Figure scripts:
"""
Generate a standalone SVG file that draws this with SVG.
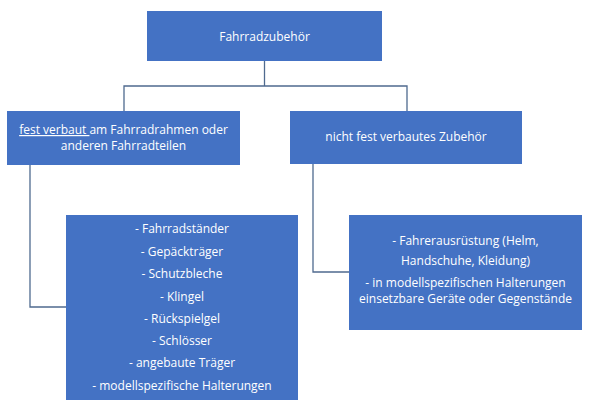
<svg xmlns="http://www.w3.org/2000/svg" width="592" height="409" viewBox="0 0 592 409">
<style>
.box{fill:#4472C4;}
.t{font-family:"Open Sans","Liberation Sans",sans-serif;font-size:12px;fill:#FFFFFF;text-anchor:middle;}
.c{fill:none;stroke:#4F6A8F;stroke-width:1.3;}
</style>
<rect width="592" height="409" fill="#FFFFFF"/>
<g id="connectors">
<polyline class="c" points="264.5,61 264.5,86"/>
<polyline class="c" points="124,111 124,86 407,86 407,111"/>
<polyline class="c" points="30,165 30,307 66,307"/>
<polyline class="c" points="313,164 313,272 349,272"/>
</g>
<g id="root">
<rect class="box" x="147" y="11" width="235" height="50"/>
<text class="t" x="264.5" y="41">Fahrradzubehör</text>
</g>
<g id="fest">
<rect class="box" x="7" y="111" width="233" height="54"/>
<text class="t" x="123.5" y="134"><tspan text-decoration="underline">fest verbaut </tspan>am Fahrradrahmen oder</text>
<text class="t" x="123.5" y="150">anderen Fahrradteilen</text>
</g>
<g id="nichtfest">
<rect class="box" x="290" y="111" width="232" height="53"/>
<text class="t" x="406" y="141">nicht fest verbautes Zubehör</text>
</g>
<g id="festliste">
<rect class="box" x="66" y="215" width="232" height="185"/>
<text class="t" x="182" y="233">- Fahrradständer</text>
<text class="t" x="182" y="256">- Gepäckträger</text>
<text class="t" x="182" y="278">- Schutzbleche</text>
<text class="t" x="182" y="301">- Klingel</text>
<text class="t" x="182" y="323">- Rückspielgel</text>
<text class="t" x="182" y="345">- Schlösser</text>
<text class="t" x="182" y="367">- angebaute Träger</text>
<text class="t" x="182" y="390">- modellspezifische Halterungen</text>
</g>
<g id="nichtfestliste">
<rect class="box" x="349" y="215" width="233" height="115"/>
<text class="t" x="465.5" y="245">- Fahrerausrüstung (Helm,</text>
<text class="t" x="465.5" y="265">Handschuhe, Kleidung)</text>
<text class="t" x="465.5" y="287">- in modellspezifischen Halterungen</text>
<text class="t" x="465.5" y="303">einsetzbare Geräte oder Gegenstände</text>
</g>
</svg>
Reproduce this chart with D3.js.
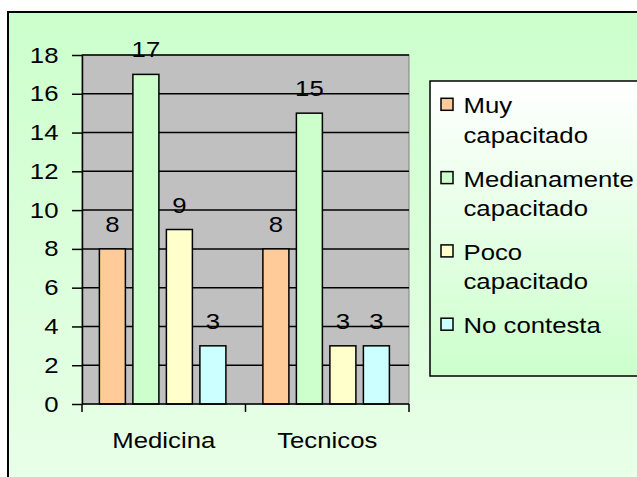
"""
#### Aim
Locate all lines that include the word "with" and copy them out.

#### Output of the task
Generate a standalone SVG file that draws this with SVG.
Reproduce this chart with D3.js.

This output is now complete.